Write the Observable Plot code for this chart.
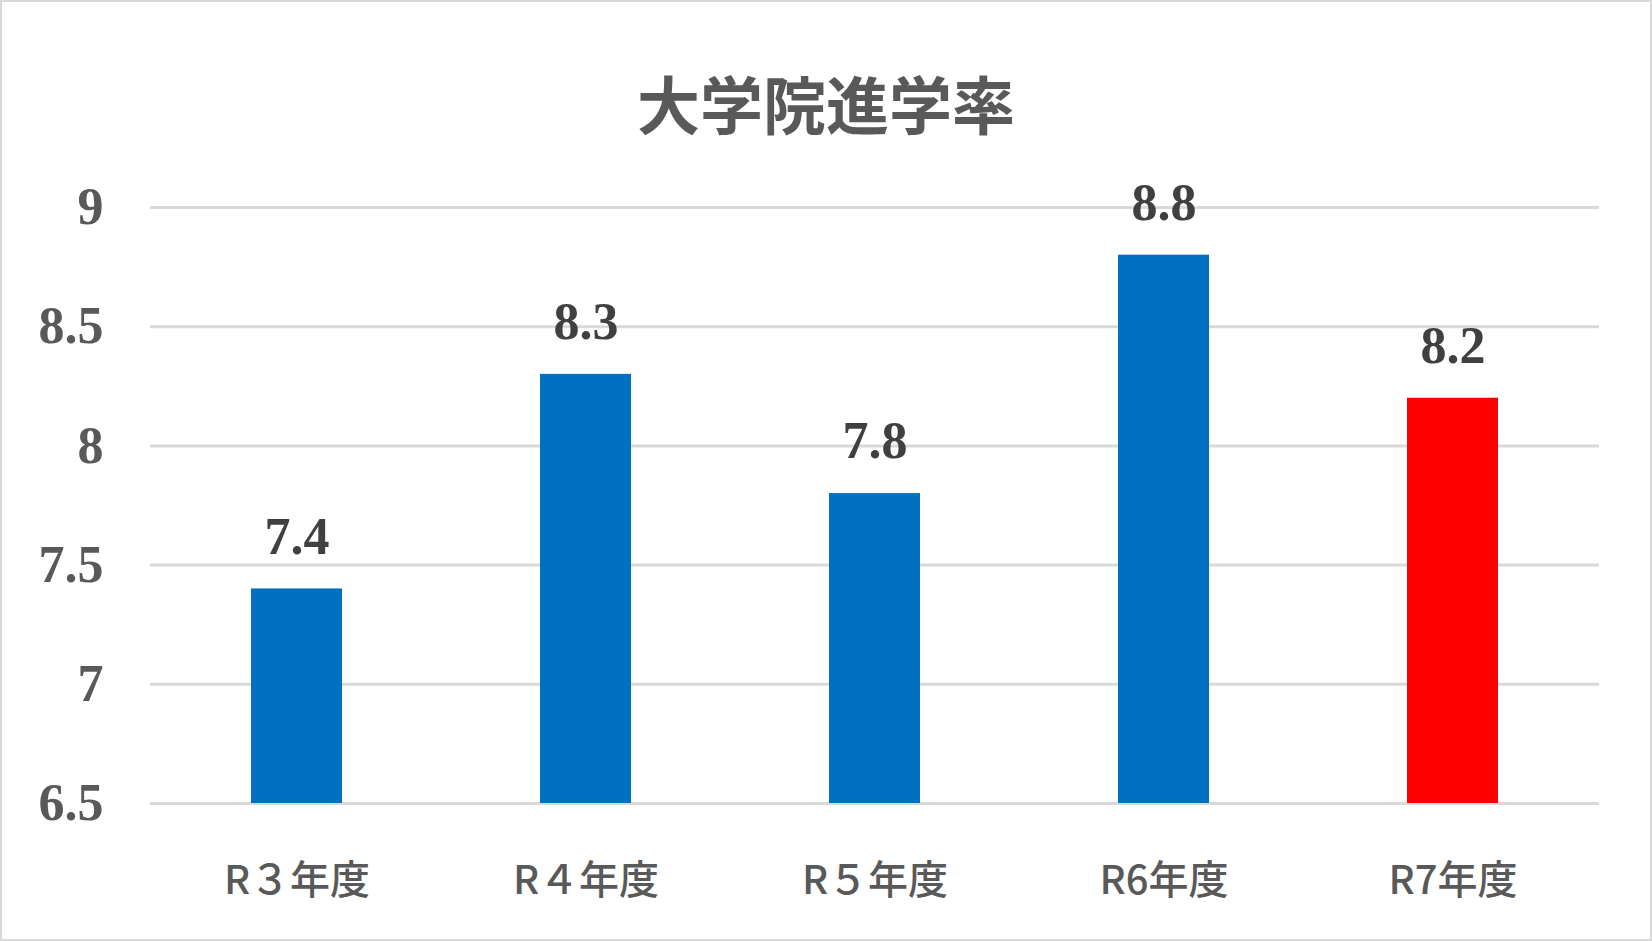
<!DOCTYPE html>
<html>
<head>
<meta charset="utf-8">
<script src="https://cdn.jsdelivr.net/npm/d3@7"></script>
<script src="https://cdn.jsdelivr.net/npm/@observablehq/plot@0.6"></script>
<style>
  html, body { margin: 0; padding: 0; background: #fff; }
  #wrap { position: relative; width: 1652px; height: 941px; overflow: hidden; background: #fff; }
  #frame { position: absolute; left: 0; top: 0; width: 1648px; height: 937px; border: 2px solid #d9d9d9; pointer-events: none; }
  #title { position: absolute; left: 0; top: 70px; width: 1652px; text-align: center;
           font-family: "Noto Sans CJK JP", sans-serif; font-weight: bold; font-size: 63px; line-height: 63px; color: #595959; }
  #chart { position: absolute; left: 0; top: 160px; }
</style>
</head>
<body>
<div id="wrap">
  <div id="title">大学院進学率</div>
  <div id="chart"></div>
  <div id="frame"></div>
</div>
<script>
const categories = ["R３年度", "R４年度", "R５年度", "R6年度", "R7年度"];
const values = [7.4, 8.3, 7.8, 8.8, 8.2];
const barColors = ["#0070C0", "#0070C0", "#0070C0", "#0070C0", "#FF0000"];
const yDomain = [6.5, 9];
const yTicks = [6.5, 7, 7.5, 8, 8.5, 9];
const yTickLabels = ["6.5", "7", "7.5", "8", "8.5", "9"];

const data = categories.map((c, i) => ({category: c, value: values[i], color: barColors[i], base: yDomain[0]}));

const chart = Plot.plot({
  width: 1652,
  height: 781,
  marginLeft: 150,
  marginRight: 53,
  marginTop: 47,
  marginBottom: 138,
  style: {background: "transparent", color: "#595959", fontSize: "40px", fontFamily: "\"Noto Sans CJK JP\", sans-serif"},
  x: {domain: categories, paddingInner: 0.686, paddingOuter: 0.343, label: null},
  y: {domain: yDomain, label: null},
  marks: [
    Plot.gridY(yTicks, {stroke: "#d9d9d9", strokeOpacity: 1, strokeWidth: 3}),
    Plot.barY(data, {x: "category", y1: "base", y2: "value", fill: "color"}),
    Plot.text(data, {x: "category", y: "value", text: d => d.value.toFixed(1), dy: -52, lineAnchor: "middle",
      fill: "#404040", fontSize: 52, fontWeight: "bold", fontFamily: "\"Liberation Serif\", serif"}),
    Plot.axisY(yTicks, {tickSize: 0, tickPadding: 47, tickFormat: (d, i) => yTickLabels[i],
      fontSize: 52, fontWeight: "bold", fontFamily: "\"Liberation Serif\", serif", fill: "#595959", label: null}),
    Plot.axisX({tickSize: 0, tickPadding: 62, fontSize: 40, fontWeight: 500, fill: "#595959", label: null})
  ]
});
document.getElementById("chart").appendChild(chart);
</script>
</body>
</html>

=-=-=

Brief -
Return all lines containing the word "chart".

Solution -
Write the Observable Plot code for this chart.
  #chart { position: absolute; left: 0; top: 160px; }
  <div id="chart"></div>
const chart = Plot.plot({
document.getElementById("chart").appendChild(chart);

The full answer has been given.